Gli scrittori Antichi, i Padri della Chiesa ci aiutano. San Giovanni Damasceno scrive: Un tempo non si poteva fare immagine alcuna di Dio… Ma ora Dio è stato visto nella carne e si è mescolato alla vita degli uomini, così che è lecito fare un’immagine di quanto è stato visto di Dio. Io non venero la materia ma il Creatore della materia, che è divenuto materia per amor mio, che ha assunto la vita nella carne e che ha compiuto la salvezza per mezzo della materia (Discorso sulle immagini 1,16 PG 94, 1245 A). Il Quarto Concilio di Costantinopoli ci ricorda: Noi stabiliamo che la sacra immagine di nostro Signore Gesù Cristo, Liberatore e Salvatore di tutti gli uomini debba essere venerata con altrettanto onore che il libro dei santi evangeli. I cristiani sin dei primi secoli onoreranno i corpi dei martiri e poi dei Santi in virtù proprio del fatto che con il Battesimo il corpo del cristiano ha cooperato al progetto di grazia e quindi, oltre ad essere il tempio della Trinità, è stato lo strumento materiale per una realizzazione della santità come manifestazione del divino nella sua realtà storica.

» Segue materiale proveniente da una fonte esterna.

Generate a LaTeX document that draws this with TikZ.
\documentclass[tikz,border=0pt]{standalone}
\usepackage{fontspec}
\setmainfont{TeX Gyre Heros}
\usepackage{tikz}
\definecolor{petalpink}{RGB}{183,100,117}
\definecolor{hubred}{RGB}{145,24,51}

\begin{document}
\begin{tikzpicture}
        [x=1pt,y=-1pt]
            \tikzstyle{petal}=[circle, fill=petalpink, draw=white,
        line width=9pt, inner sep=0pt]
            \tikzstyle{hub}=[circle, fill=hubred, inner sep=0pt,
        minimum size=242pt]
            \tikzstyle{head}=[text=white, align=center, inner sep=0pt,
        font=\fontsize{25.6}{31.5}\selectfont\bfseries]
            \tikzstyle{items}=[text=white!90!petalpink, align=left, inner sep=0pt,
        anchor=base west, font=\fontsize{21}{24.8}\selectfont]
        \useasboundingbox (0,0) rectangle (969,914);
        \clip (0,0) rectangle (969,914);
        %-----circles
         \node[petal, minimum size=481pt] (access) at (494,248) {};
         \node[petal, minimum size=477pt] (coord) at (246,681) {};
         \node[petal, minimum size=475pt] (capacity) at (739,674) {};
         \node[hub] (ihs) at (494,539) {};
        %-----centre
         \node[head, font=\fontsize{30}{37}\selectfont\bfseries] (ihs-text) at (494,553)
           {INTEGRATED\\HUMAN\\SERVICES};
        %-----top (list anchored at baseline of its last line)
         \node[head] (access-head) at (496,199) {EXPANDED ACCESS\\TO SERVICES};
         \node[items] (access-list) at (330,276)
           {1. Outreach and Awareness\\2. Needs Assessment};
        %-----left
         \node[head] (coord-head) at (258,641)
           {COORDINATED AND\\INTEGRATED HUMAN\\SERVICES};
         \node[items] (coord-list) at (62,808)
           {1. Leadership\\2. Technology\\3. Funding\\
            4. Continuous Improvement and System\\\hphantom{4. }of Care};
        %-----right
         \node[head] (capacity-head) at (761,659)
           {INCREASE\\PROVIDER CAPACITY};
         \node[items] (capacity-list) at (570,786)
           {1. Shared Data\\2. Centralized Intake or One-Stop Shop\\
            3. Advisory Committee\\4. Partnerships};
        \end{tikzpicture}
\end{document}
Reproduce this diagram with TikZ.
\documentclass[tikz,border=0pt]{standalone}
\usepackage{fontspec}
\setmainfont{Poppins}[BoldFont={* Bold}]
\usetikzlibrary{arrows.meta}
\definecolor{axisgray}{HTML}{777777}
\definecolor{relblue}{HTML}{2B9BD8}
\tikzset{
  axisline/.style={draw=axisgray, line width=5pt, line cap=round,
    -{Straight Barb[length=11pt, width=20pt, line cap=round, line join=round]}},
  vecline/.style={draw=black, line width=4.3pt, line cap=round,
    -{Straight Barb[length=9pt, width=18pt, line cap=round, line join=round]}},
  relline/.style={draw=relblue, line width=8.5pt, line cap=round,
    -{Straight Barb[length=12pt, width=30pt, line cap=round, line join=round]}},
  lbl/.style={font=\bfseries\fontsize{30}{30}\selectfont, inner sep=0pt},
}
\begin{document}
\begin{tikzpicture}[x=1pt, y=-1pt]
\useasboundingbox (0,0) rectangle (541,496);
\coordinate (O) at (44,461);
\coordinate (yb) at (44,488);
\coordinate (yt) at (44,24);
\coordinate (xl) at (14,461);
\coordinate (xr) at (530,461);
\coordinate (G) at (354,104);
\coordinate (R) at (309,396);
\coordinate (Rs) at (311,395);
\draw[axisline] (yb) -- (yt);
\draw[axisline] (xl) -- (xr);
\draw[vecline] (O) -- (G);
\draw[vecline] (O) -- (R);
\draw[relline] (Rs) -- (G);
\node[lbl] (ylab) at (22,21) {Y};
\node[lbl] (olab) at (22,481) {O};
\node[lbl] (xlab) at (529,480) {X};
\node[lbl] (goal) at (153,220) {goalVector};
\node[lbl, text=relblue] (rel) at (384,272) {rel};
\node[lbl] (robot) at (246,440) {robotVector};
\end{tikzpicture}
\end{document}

L’onorare, dunque, il corpo di un santo significa richiamare il modo come questi ha risposto al progetto di Dio e porsi alla sua scuola, per rendere la propria vita illuminata dallo stile con cui quel santo ha vissuto. Si tratta allora di toccare con mano, attraverso la presenza della carne mortale, quella dinamica che lo Spirito Santo ha saputo realizzare nella fragilità della carne di una persona vissuta in un tempo e spazio particolare. Ecco, dunque, che oggi siamo qui per onorare il corpo di un discepolo insigne del Signore Gesù, Fra Ignazio da Laconi. Per riconoscere che egli ha saputo essere davvero testimone del Signore Risorto e che nel suo corpo fragile ma anche tempio dello Spirito Santo, ha fatto spazio alla Grazia di Dio, alla carità, alla preghiera, al perdono. La Sua santità non consiste principalmente nei suoi molti miracoli attestati dal processo di beatificazione. Ma che dalla sua persona venisse fuori il rimando a Dio, una predica muta per aiutare tutti nel retto cammino.

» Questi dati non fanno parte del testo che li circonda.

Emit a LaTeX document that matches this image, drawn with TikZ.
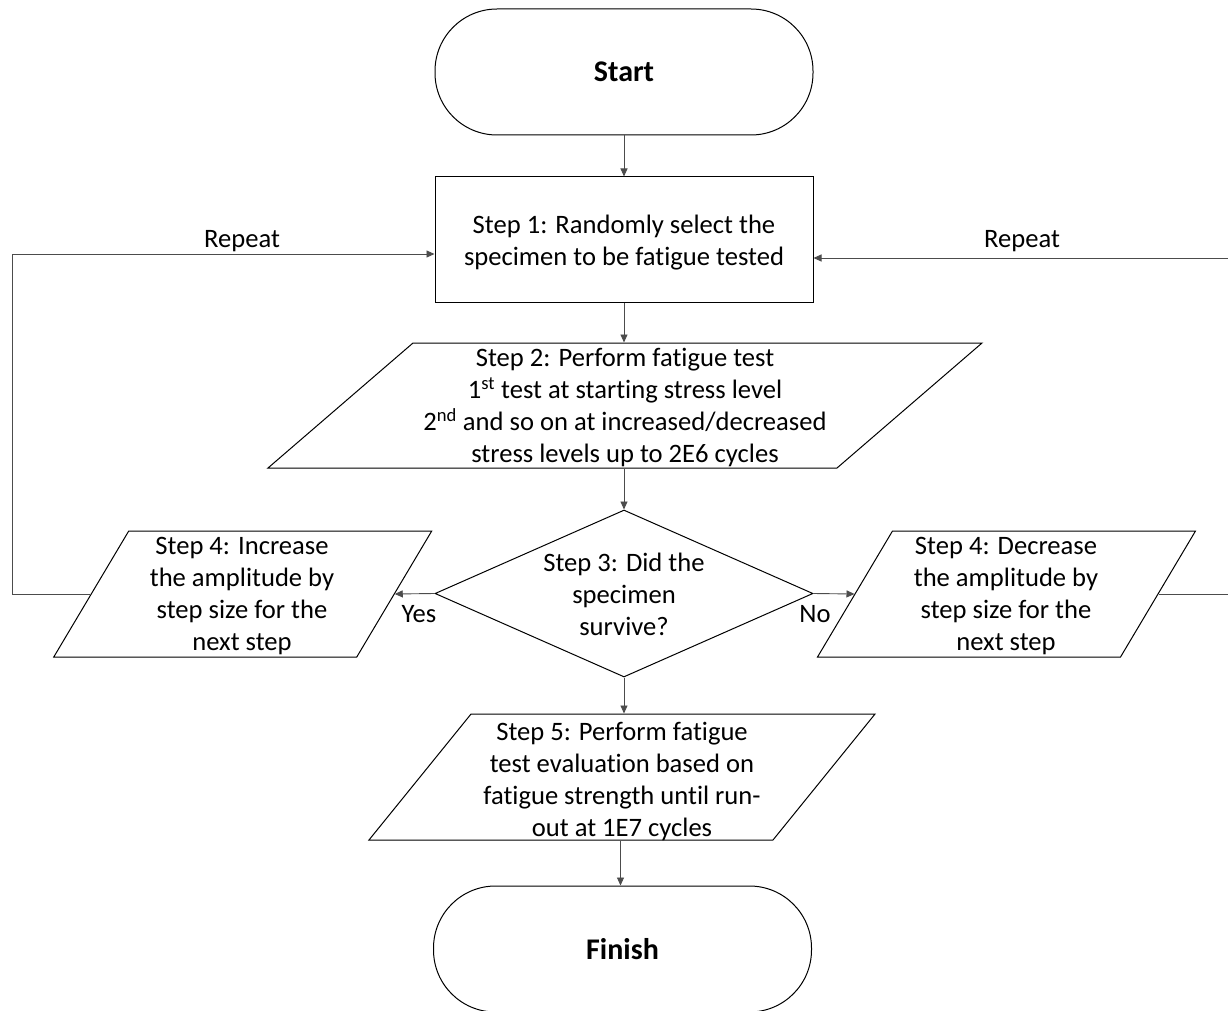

Abbiamo una testimonianza al di sopra di ogni sospetto, redatta da un pastore protestante senza alcuna intenzione di favorire la canonizzazione del frate. Giuseppe Fuos, giunto a Cagliari nel 1773, come cappellano protestante al seguito di un reggimento tedesco, vi rimase per alcuni anni. In una lettera da lui scritta in quegli anni si legge: Noi vediamo – scriveva il pastore in una di esse – tutti i giorni mendicare attorno per la città un santo vivente […]. Egli può fare che a lui corrano dietro formaggi interi, quando per inumanità se ne ricusa un pezzo. Se un incettatore (usuraio) di grano gli fa prendere il suo pane come elemosina ne spiccia (gocciola) il sangue; se un motteggiatore gli offre di riempirgli d’olio il suo sacco di tela, egli lo porta a casa senza perderne una goccia etc. Non pensiamo che Sant’Ignazio usasse fare miracoli per il proprio beneficio, ma perché voleva inculcare la generosità, l’onestà, la sincerità, il rispetto per il piccolo e il povero.
Dunque cari fratelli e sorelle, la nostra venerazione di questo discepolo e della insigne reliquia del suo corpo non deve rimanere cosa esteriore o superficiale, ma interrogare anche noi su come lasciamo che il Signore agisca attraverso il nostro corpo, attraverso la nostra parola e la nostra azione. Desideriamo invocare la preghiera e la protezione di Sant’Ignazio perché conceda a ciascuno di noi di essere sempre più tempio dello Spirito Santo.